Lawyers navigate tricky world of unbundling

Toronto lawyer Mitch Kowalski wants to change how lawyers do business by dragging them kicking and screaming into the new realities.

According to Kowalski, the legal profession hasn’t kept pace with the changes around the world and lawyers need to stop living in a bubble.

“You know what I’m passionate about? Changing the profession,” said Kowalski, 49. He’s author of the book Avoiding Extinction: Reimagining Legal Services for the 21st Century.

“There is a reason why legal fees are outrageously expensive and one of the reasons is the way we practise is not how a real business operates.”

Kowalski has been speaking out about the issue a lot and points to hourly billings and backward technology as examples of areas crying out for change.

It’s no surprise, then, that he’s a big fan of unbundling legal services. “I love it,” he says.
“It’s the way to deal with the lack of access to legal services in the this province. I think it’s the way of the future.”

The Law Society of Upper Canada updated its rules in the fall to give guidance to the growing number of lawyers and paralegals who are offering unbundled services. The goal is to guide lawyers offering limited-scope retainers.

Unbundling allows clients to get work done more cheaply by doing some of it themselves. “The benefits are for the clients,” says Kowalski, who practises real estate and corporate commercial law.

“It’s a cost savings for the client. The client comes to you and says, ‘I need certain work done.’ Now whether that’s document review or making some preliminary appearances or preparing pleadings, you can parcel out what the lawyer does and what the client feels they can do.”

There was and still is concern from people in legal circles about the quality issues.
“The big negative really is the fact that people are worried that there’s going to be too many non-lawyers in the court system,” says Kowalski.

“For example, if you have a bunch of untrained lawyers, that’s going to flood the court system and that’s going to affect justice.”

There’s also concern over frivolous lawsuits. Lawyers worry that if they handle only part of a matter and something goes wrong on the client’s side of things, they’ll end up facing a lawsuit nevertheless.

“I think they are overblown,” says Kowalski.
“I think a lot of people are just afraid of change and people are not used to dealing with legal services other than the way they’ve always done them.”

Communication is a key issue when offering limited-scope retainers. Lawyers have to make sure they’re on the same page with the client on exactly what counsel will be doing.

“You have to set out exactly who is doing what, where, and how,” says Kowalski. “A lawyer should tell a client, ‘If you’re going to negotiate that lease and I’m just going to give you a bunch of clauses, the chips are going to fall based on what you do and my role is limited to these pieces only. Otherwise, you’re on your own.’”
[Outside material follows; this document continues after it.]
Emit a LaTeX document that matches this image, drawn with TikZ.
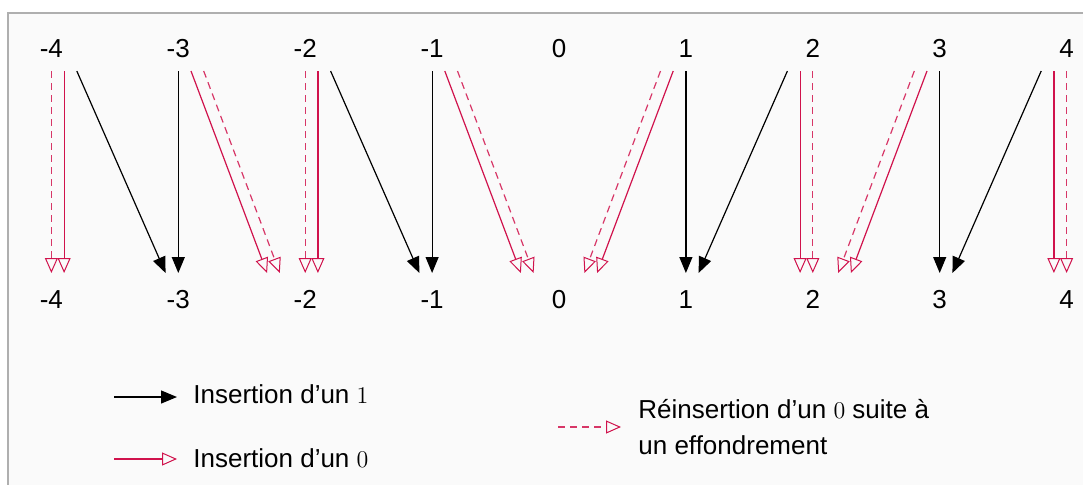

Unbundling is also a way lawyers can tap into markets that they may not have been able to.
“People are saying lawyers are too expensive,” says Kowalski.

“If you provide unbundled services, that should theoretically give you more work than you are getting now. At least you are getting some part of the work rather than none of the work.

That partial work may actually lead into other paying work from that client because maybe they feel they should pay a bit more to get your expertise in counselling on different aspects than they thought before.”

Legal commentator and lawyer James Morton says he’s supportive of unbundling as long as lawyers are cautious in the way they do it. “When you start having lawyers or a paralegal doing part of a file or doing part of a case, they may not be aware of the big picture,” says Morton.

“They may not be aware of everything and they can miss things. Similarly . . . there’s a danger that the parts not done by legally trained individuals will be problematic.”

Morton hasn’t seen a case where a client has sued a lawyer, an issue he doesn’t believe will be a significant problem.

“If lawyers are conscious of the limits of the retainer and make it very clear in writing that you are retaining me to do X and only X, then I don’t see how the clients will have much comeback if they complain you didn’t do Y.”

Kowalski hasn’t heard of any problems either. “The world has not fallen apart,” he says.
“Everything is working as it should. I haven’t heard any outcry at all or heard of any problems.

Certainly, I think I would have heard through blogs or through dealings with other lawyers in the community of a huge rash of problems and I haven’t seen that.”

He wonders, however, about how unbundling could affect judges as they face a potential influx of self-represented litigants.
“That might make their job a little bit tougher, but that is just the way it is,” he says.